The blood samples were generally taken during the morning. We were aware of the risk of falsely low testosterone in case of afternoon blood sampling and tried to avoid this possibility as much as possible. However, we completely cannot exclude such sampling as explanation in some patients in subgroup 3A. For most of these patients, the results have been confirmed in a subsequent morning sample taken at the hospital's outpatient clinic, as patients with gonadal hormones indicating hypogonadism were invited to clinical examination and a control morning blood sample. Finally, a low testosterone value with normal LH and FSH may also be due to a random low testosterone value caused by, for instance patients’ stress.

Testosterone deficiency in adult males has been associated with declining bone mass, muscle strength, reduced energy levels and altered sexual function (Araujo et al, 2007). In male cancer survivors, Howell et al (2000) reported reduced bone mineral density in patients with mild Leydig cell impairment, and testosterone levels has been reported to be negatively correlated to insulin, total body fat mass/total trunk fat mass and BMI (Huddart and Norman, 2003; Greenfield et al, 2007). With this background, it is of clinical importance to identify male cancer survivors with endocrine hypogonadism. In this context, it is surprising that only three of the included patients reported testosterone substitution therapy at the time of the survey, whereas endocrine hypogonadism was found in one-third of our patients.

Testosterone replacement therapy is a challenging issue in both male cancer survivors and in the general male population. Age has a significant influence on physiological testosterone levels. To evaluate endocrine hypogonadism at least two morning blood samples are needed and clinical symptoms, age and possible contraindications for testosterone substitution have to be considered. Owing to these caveats our study patients’ with endocrine hypogonadism identified in this study were offered repeated hormone analyses and clinical examination at the outpatient clinic before any testosterone substitution was initiated.

There are some limitations to be discussed:

The compliers were older at survey than the non-compliers. This may have caused a biased patient sample with a slightly higher proportion of hypogonadism in our patient sample than in the total population of male lymphoma survivors.

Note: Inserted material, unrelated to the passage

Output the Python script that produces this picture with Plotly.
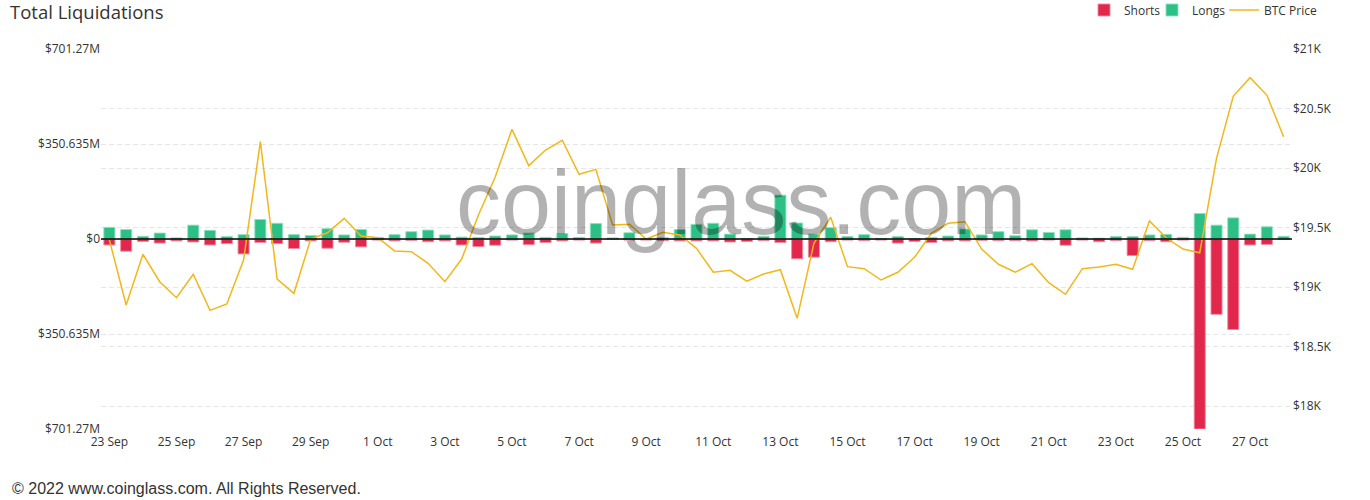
import plotly.graph_objects as go
import pandas as pd

# 12-hour buckets, 23 Sep 2022 00:00 .. 28 Oct 2022 00:00
times = pd.date_range("2022-09-23 00:00", periods=71, freq="12h")

# Liquidations in millions USD
longs = [43, 35, 10, 22, 4, 51, 32, 9, 16, 72, 58, 16, 13, 38, 15, 35, 6, 16,
         27, 33, 15, 7, 6, 11, 15, 22, 6, 20, 6, 57, 4, 23, 2, 5, 35, 54,
         58, 18, 2, 10, 162, 59, 18, 42, 9, 16, 2, 9, 1, 6, 11, 37, 15,
         27, 12, 34, 24, 34, 4, 3, 9, 9, 15, 17, 6, 94, 51, 78, 18, 45, 10]
shorts = [22, 45, 9, 15, 7, 11, 22, 17, 55, 13, 17, 35, 7, 34, 12, 29, 4, 7,
          5, 10, 7, 22, 28, 23, 4, 21, 13, 7, 4, 15, 2, 4, 4, 6, 7, 7,
          7, 11, 9, 6, 13, 73, 67, 10, 4, 6, 4, 15, 9, 13, 7, 7, 5,
          6, 6, 7, 4, 23, 4, 10, 6, 61, 6, 10, 4, 701.27, 278, 334, 22, 20, 2]
# BTC price in USD
btc_price = [19395, 18849, 19275, 19045, 18910, 19107, 18804, 18857, 19227, 20221,
             19067, 18947, 19403, 19456, 19577, 19429, 19414, 19303, 19297, 19199,
             19045, 19235, 19605, 19925, 20325, 20020, 20151, 20233, 19947, 19989,
             19521, 19527, 19403, 19460, 19437, 19325, 19124, 19140, 19050, 19109,
             19146, 18737, 19367, 19586, 19171, 19154, 19059, 19124, 19250, 19451,
             19535, 19549, 19319, 19191, 19124, 19196, 19036, 18939, 19154, 19168,
             19191, 19149, 19555, 19414, 19319, 19288, 20081, 20605, 20759, 20613,
             20263]

left_tick_vals = [-701.27, -350.635, 0, 350.635, 701.27]
left_tick_labels = ["$701.27M", "$350.635M", "$0", "$350.635M", "$701.27M"]
right_tick_vals = [18000, 18500, 19000, 19500, 20000, 20500, 21000]
right_tick_labels = ["$18K", "$18.5K", "$19K", "$19.5K", "$20K", "$20.5K", "$21K"]

RED = "#e1274c"
GREEN = "#2cbf86"
YELLOW = "#f3b71b"
TEXT = "#333333"
GRID = "#e6e6e6"
FONT = "Open Sans"

W, H = 1370, 500
PL, PR, PT, PB = 101, 1292, 49, 429

bar_w = 0.66 * 12 * 3600 * 1000

fig = go.Figure()
fig.add_bar(x=times, y=[-v * 1e6 for v in shorts], name="Shorts", width=bar_w,
            marker=dict(color=RED, line=dict(color="rgba(240,140,160,0.9)", width=1)),
            legend="legend")
fig.add_bar(x=times, y=[v * 1e6 for v in longs], name="Longs", width=bar_w,
            marker=dict(color=GREEN, line=dict(color="rgba(140,225,190,0.9)", width=1)),
            legend="legend2")
fig.add_scatter(x=times, y=btc_price, name="BTC Price", yaxis="y2", mode="lines",
                line=dict(color=YELLOW, width=1.5), legend="legend3")


def legend_at(px):
    return dict(orientation="h", xref="container", yref="container",
                x=px / W, xanchor="left", y=1 - 10 / H, yanchor="middle",
                font=dict(family=FONT, size=12, color=TEXT), itemwidth=30,
                bgcolor="rgba(0,0,0,0)")


fig.update_layout(
    width=W, height=H,
    margin=dict(l=PL, r=W - PR, t=PT, b=H - PB, autoexpand=False),
    paper_bgcolor="white", plot_bgcolor="white",
    barmode="relative",
    font=dict(family=FONT, size=12, color=TEXT),
    title=dict(text="Total Liquidations", x=10 / W, xanchor="left", xref="container",
               y=1 - 13 / H, yanchor="middle", yref="container",
               font=dict(family=FONT, size=18.5, color=TEXT)),
    legend=legend_at(1084),
    legend2=legend_at(1152),
    legend3=legend_at(1224),
    xaxis=dict(type="date", range=["2022-09-22 18:00", "2022-10-28 06:00"],
               tick0="2022-09-23", dtick=2 * 86400000, tickformat="%-d %b",
               showgrid=False, showline=False, zeroline=False, ticks="",
               ticklabelstandoff=4,
               tickfont=dict(family=FONT, size=12, color=TEXT)),
    yaxis=dict(range=[-701.27e6, 701.27e6],
               tickvals=[v * 1e6 for v in left_tick_vals], ticktext=left_tick_labels,
               showgrid=True, gridcolor=GRID, griddash="5px,3px", gridwidth=1,
               zeroline=False, showline=False, ticks="",
               tickfont=dict(family=FONT, size=12, color=TEXT)),
    yaxis2=dict(overlaying="y", side="right", range=[17807, 21000],
                tickvals=right_tick_vals, ticktext=right_tick_labels,
                showgrid=True, gridcolor=GRID, griddash="5px,3px", gridwidth=1,
                zeroline=False, showline=False, ticks="",
                tickfont=dict(family=FONT, size=12, color=TEXT)),
    showlegend=True,
)

# solid zero baseline
fig.add_hline(y=0, line=dict(color="#000000", width=1.5), layer="above")

fig.add_annotation(text="coinglass.com", xref="paper", yref="paper",
                   x=(741 - PL) / (PR - PL), y=(PB - 203) / (PB - PT),
                   xanchor="center", yanchor="middle", showarrow=False,
                   font=dict(family="Liberation Sans", size=90, color="rgba(0,0,0,0.3)"))
fig.add_annotation(text="© 2022 www.coinglass.com. All Rights Reserved.",
                   xref="paper", yref="paper",
                   x=(10 - PL) / (PR - PL), y=(PB - 488) / (PB - PT),
                   xanchor="left", yanchor="middle", showarrow=False,
                   font=dict(family="Liberation Sans", size=16, color=TEXT))

# remove the default 8px page margin so the figure sits at the window's corner
fig.write_html("out.html", config={"displayModeBar": False},
               post_script="document.body.style.margin='0px';")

Our patients’ age ranged from 21 to 73 years at survey and we found a fivefold increase in the risk of endocrine hypogonadism in men aged above 50 years at survey compared to those less than 40 years at survey. Similarly, Howell et al (1999) reported increasing risk of chemotherapy-induced Leydig cell damage with increasing age, and an age-dependent decline in testosterone levels was reported by Greenfield et al (2007). Studies from the general population have shown age-related decrease in testosterone values (Svartberg et al, 2003; Mohr et al, 2005). As our normal range for testosterone was not age adjusted, this may have lead to a comparatively broad allocation of older men to the group of endocrine hypogonadism. As a further limitation we could not consider chronic co-morbidity or any long-lasting medication in our patients, which might also have influenced our findings.

Seven patients registered in the database with both HL and NHL had their gonadal hormones assessed, and were grouped according to their first diagnosis. This may have biased the results because their treatment consisted of combinations of different types of chemotherapy.

The strength of this cross-sectional study is that it consists of a large series of male survivors after both HL and NHL with known treatment details and gonadal hormones assessed by a single laboratory. We achieved a compliance of 45%, which we consider satisfactory taken into account that this long-term follow-up survey implied blood sampling at a GP's office.

The results of this study implicate that gonadal hormones should be assessed regularly in male lymphoma survivors, especially after treatment with high-dose alkylating agents and HDT and in male patients 50 years and older. If gonadal hormones indicate hypogonadism, further analyses and clinical evaluation should evaluate the need of testosterone substitution to avoid the development of serious health problems.